Jupiter mission: Boom successfully deployed Sensor from TU Braunschweig as part of the instrument package begins its work
One week after launch, the boom on which the magnetometer instrument is installed on the JUICE spacecraft was successfully deployed. The magnetometer instrument, J-MAG for short, which has now begun its work, consists of several sensors. One of the sensors was developed at Technische Universität Braunschweig. Folding out the boom is a prerequisite for the correct recording of magnetic field data. Only in this way can the smallest magnetic fields be observed, which originate from oceans beneath the lunar surfaces. J-MAG thus allows an insight into the interior of Jupiter’s moons.
JUICE was launched on 14 April 2023 on an Ariane 5 launcher from the European Spaceport in Kourou, French Guiana. A week later, on 21 April, the 10.6-metre boom was deployed and the J-MAG magnetometer instrument was switched on. The data collected by J-MAG captured the moment of deployment.
The J-MAG instrument will be crucial for the JUICE mission to characterise the oceans suspected to lie beneath the outer ice crusts of three of Jupiter’s moons – Ganymede, Callisto and Europa – and to determine whether they could harbour life.
Although JUICE will take about eight years to reach the Jupiter system, the early deployment of the instrument is an important milestone for the feasibility of the mission.
Michele Dougherty, Professor of Space Physics at Imperial College London, is leading the J-MAG project: “It was a great relief to see the successful deployment of the magnetometer boom, which was the crucial next step for the team.”
J-MAG consists of three sensors built at TU Braunschweig, Imperial College London and the Graz Institute for Space Research of the Austrian Academy of Sciences in collaboration with Graz University of Technology, Austria.
The two instruments at Imperial College London and TU Braunschweig are “fluxgate” sensors that can measure the direction and strength of magnetic fields. They are designated as “outboard” (MAGOBS) and “inboard” (MAGIBS, TU Braunschweig) sensors, respectively, spaced about three metres apart, with MAGOBS mounted near the end of the boom.
Plot of the magnetic field data shows the instrument mast unfolded
A diagram shows the strength of the magnetic field from the two fluxgate sensors MAGOBS and MAGIBS before and after the mast was unfolded. The left side of the diagram shows the measurement of the local magnetic field traces before the boom deployment. The sensors are mounted on the side of the spacecraft and MAGOBS is close to two of the spacecraft’s thrusters, which are very magnetic, explaining the large discrepancy in the two field strengths between MAGOBS and MAGIBS.
On the right, the curves change when the boom is deployed, which takes about two seconds. The two field strengths are then at a similar level close to zero and are stable.

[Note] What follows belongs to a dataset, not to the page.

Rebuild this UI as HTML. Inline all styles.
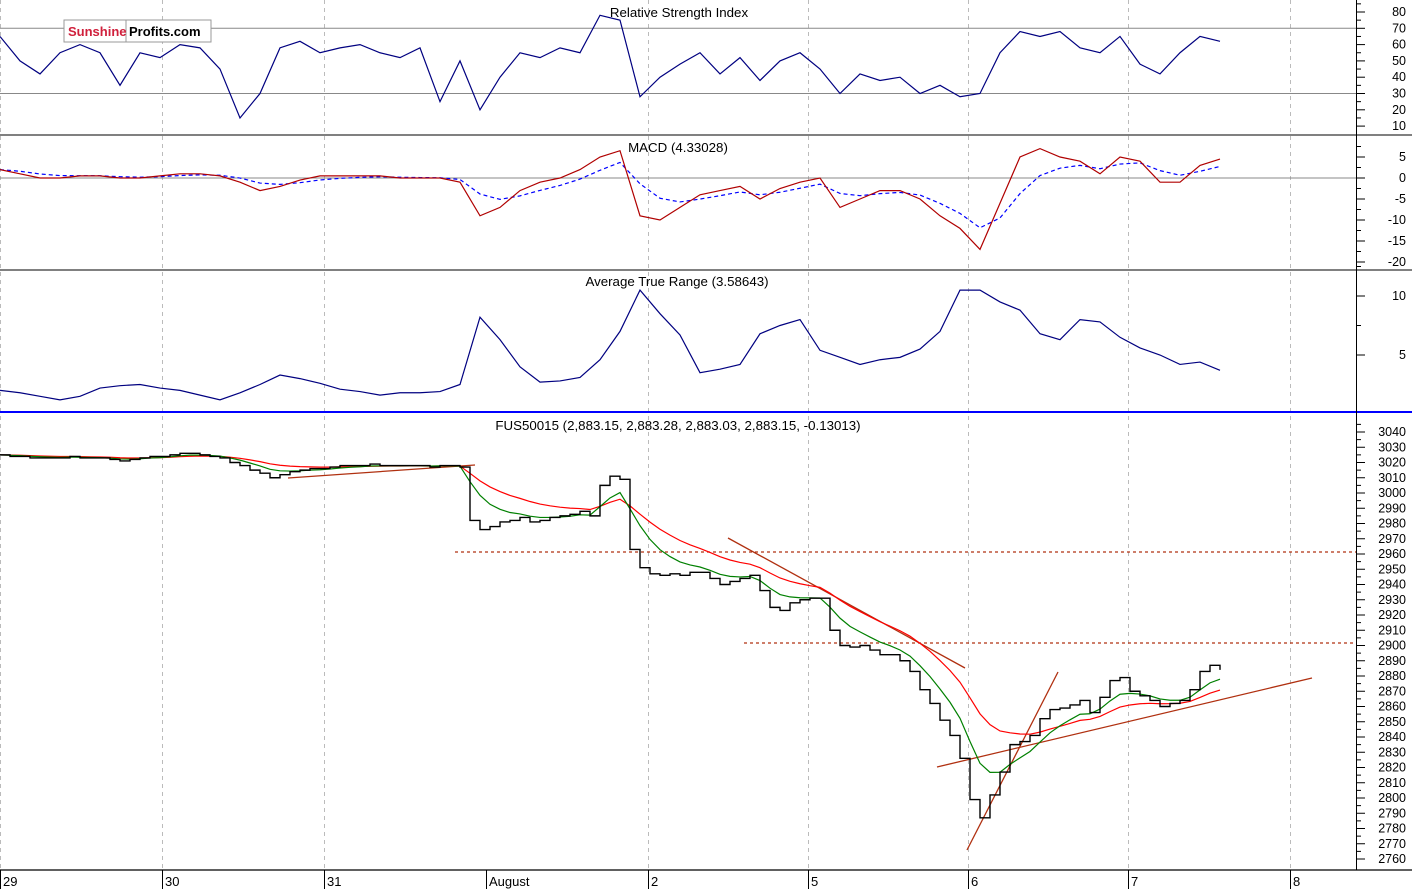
<!DOCTYPE html>
<html><head><meta charset="utf-8"><style>
html,body{margin:0;padding:0;background:#fff;}
svg{display:block;font-family:"Liberation Sans",sans-serif;}
</style></head><body>
<svg id="chart" width="1412" height="889" viewBox="0 0 1412 889" xmlns="http://www.w3.org/2000/svg">
<g id="grid"></g>
<g id="ind"></g>
<g id="price"></g>
<g id="axes"></g>
<g>
<rect x="64" y="20" width="147" height="22" fill="#fff" stroke="#999"/>
<line x1="126" y1="20" x2="126" y2="42" stroke="#999"/>
<text x="68" y="36" font-size="13" font-weight="bold" fill="#d0203c">Sunshine</text>
<text x="129" y="36" font-size="13" font-weight="bold" fill="#000">Profits.com</text>
</g>
<text x="679" y="17" font-size="13.3" text-anchor="middle">Relative Strength Index</text>
<text x="678" y="152" font-size="13.3" text-anchor="middle">MACD (4.33028)</text>
<text x="677" y="286" font-size="13.3" text-anchor="middle">Average True Range (3.58643)</text>
<text x="678" y="430" font-size="13.3" text-anchor="middle">FUS50015 (2,883.15, 2,883.28, 2,883.03, 2,883.15, -0.13013)</text>
</svg>
<script>
const prices=[3025,3024,3024,3023,3023,3023,3023,3024,3023,3023,
3023,3022,3021,3022,3023,3024,3024,3025,3026,3026,
3025,3024,3023,3020,3018,3015,3013,3010,3012,3014,
3015,3016,3016,3017,3018,3018,3018,3019,3018,3018,
3018,3018,3018,3017,3018,3018,3017,2982,2976,2978,
2981,2982,2984,2981,2982,2984,2985,2986,2988,2985,
3005,3011,3009,2963,2951,2947,2946,2947,2946,2948,
2948,2944,2940,2942,2944,2946,2936,2925,2923,2928,
2930,2931,2931,2910,2900,2899,2900,2897,2894,2894,
2890,2883,2871,2862,2851,2841,2826,2799,2787,2802,
2817,2835,2837,2841,2852,2858,2859,2861,2864,2856,
2866,2877,2879,2870,2867,2864,2860,2862,2864,2871,
2883,2887,2884];
const rsi=[65,50,42,55,60,55,35,55,52,60,58,45,15,30,58,62,55,58,60,55,52,58,25,50,20,40,55,52,58,55,78,75,28,40,48,55,42,52,38,50,55,45,30,42,38,40,30,35,28,30,55,68,65,68,58,55,65,48,42,55,65,62];
const macd=[2,1,0,0,0.5,0.5,0,0,0.5,1,1,0.5,-1,-3,-2,-0.5,0.5,0.5,0.5,0.5,0,0,0,-1,-9,-7,-3,-1,0,2,5,6.5,-9,-10,-7,-4,-3,-2,-5,-2.5,-1,0,-7,-5,-3,-3,-5,-9,-12,-17,-6,5,7,5,4,1,5,4,-1,-1,3,4.5];
const atr=[2,1.8,1.5,1.2,1.5,2.2,2.4,2.5,2.2,2,1.6,1.2,1.8,2.5,3.3,3,2.6,2.1,1.9,1.6,1.8,1.8,1.9,2.5,8.2,6.3,4,2.7,2.8,3.1,4.6,7,10.5,8.5,6.7,3.5,3.8,4.2,6.8,7.5,8,5.4,4.8,4.2,4.6,4.8,5.5,7,10.5,10.5,9.5,8.8,6.8,6.3,8,7.8,6.5,5.6,5,4.2,4.4,3.7];
const dayLabels=["29","30","31","August","2","5","6","7","8"];
const dayX=[0,162,324,486,648,808,968,1128,1290];
const rsiTicks=[10,20,30,40,50,60,70,80];
const macdTicks=[5,0,-5,-10,-15,-20];
const atrTicks=[10,5];
const priceTicks=[];for(let v=2760;v<=3040;v+=10)priceTicks.push(v);

const NS="http://www.w3.org/2000/svg";
function mk(tag,attrs,parent){const e=document.createElementNS(NS,tag);for(const k in attrs)e.setAttribute(k,attrs[k]);parent.appendChild(e);return e;}
const yP=v=>432+(3040-v)*1.525;
const yR=v=>12+(80-v)*1.63;
const yM=v=>178-v*4.2;
const yA=v=>355-(v-5)*11.8;
const xP=i=>i*10;
const xI=i=>i*20;
function ema(a,n){const k=2/(n+1);const o=[];a.forEach((v,i)=>o.push(i?o[i-1]+k*(v-o[i-1]):v));return o;}
const grid=document.getElementById('grid'),ind=document.getElementById('ind'),pr=document.getElementById('price'),ax=document.getElementById('axes');

dayX.forEach((x,i)=>{if(i===3)return;
const l=mk('line',{x1:x+0.5,y1:0,x2:x+0.5,y2:870,stroke:'#bbb','stroke-dasharray':'4,4'},grid);

});

[[70,yR],[30,yR],[0,yM]].forEach(([v,f])=>{const l=mk('line',{x1:0,y1:f(v),x2:1356,y2:f(v),stroke:'#888'},grid);

});

function poly(arr,xf,yf,attrs,parent,name,step){let d='';arr.forEach((v,i)=>{const x=xf(i),y=yf(v);if(step&&i){d+=' L'+x+','+yf(arr[i-1]);}d+=(i?' L':'M')+x+','+y;});
const p=mk('path',Object.assign({d:d,fill:'none'},attrs),parent);

return p;}

poly(rsi,xI,yR,{stroke:'#000080','stroke-width':1.2},ind,'rsi-line');
poly(ema(macd,4),xI,yM,{stroke:'#0000ff','stroke-width':1.2,'stroke-dasharray':'4,3'},ind,'macd-signal-line');
poly(macd,xI,yM,{stroke:'#b00000','stroke-width':1.2},ind,'macd-line');
poly(atr,xI,yA,{stroke:'#000080','stroke-width':1.2},ind,'atr-line');

[[455,552,1356,552,true],[744,643,1356,643,true],[728,538,965,668,false],[937,767,1312,678,false],[967,850,1058,672,false],[288,478,475,465,false]].forEach(a=>{
const l=mk('line',{x1:a[0],y1:a[1],x2:a[2],y2:a[3],stroke:'#b03010','stroke-width':1.3},pr);
if(a[4])l.setAttribute('stroke-dasharray','3,3');

});

poly(ema(prices,14),xP,yP,{stroke:'#ff0000','stroke-width':1.2},pr,'slow-moving-average');
poly(ema(prices,6),xP,yP,{stroke:'#008000','stroke-width':1.2},pr,'fast-moving-average');
poly(prices,xP,yP,{stroke:'#000','stroke-width':1.4},pr,'price-line',true);

[[135,'#000',1],[270,'#000',1],[412,'#0000ff',2],[870,'#000',1.2]].forEach(([y,c,w])=>{
const l=mk('line',{x1:0,y1:y,x2:1412,y2:y,stroke:c,'stroke-width':w},ax);

});
const va=mk('line',{x1:1356.5,y1:0,x2:1356.5,y2:870,stroke:'#000'},ax);



function ticks(vals,f,name,minorStep){vals.forEach(v=>{const y=f(v);
mk('line',{x1:1356,y1:y,x2:1365,y2:y,stroke:'#000'},ax);
const t=mk('text',{x:1406,y:y+4,'font-size':12.5,'text-anchor':'end'},ax);t.textContent=v;


if(minorStep){mk('line',{x1:1356,y1:f(v+minorStep),x2:1361,y2:f(v+minorStep),stroke:'#000'},ax);}});}
ticks(rsiTicks,yR,'rsi-tick-label',5);
ticks(macdTicks,yM,'macd-tick-label',2.5);
ticks(atrTicks,yA,'atr-tick-label',2.5);
ticks(priceTicks,yP,'price-tick-label',5);

dayLabels.forEach((s,i)=>{const x=dayX[i];
mk('line',{x1:x+0.5,y1:870,x2:x+0.5,y2:889,stroke:'#000'},ax);
const t=mk('text',{x:x+3,y:886,'font-size':13},ax);t.textContent=s;

});
</script>
</body></html>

This indicates that the boom could be fully deployed and both sensors are measuring the ambient solar wind field, which is very small – in the range of a few nanoTesla (nT).
To fully calibrate the J-MAG instrument, the third sensor, MAGSCA, which measures magnetic field strength, needs to be turned on, which will be done in the coming week.
TU Braunschweig also involved in ESA mission with camera data processing unit
In addition to the Institute of Geophysics and Extraterrestrial Physics at TU Braunschweig, the Institute of Computer and Network Engineering is also involved in the Jupiter mission. Under the direction of Professor Harald Michalik, a data processing unit for the JANUS camera was built here. The camera is used to characterise the surfaces of Jupiter’s moons Ganymede, Callisto and Europa in order to study their geological activity. The task of the data processing unit is to control the camera electronics and to compress the image data in real time before the images are copied into the data storage of the JUICE spacecraft and sent from there to Earth at a low data rate.
About the JUICE mission
In 2030, the JUICE orbiter will arrive in the Jupiter system. A three-and-a-half-year investigation period will then begin. The structure, composition and dynamics of Jupiter’s atmosphere will then be studied. This will be followed by fly-bys of Jupiter’s moon Europa, focusing on geology and composition. Furthermore, the inner structure, the surface and the outermost layer of the atmosphere of the moon Callisto will be studied in detail. The final phase of the European Space Agency (ESA) mission is dedicated to Ganymede. For this, the orbiter will enter a stationary orbit around the moon. In this final phase, magnetic field observations have particularly high priority, as they can provide valuable information about the interior of the moon. The goal is to determine the depth and extent of the suspected ocean and to understand the source of Ganymede’s own field and its interaction with Jupiter’s magnetic field.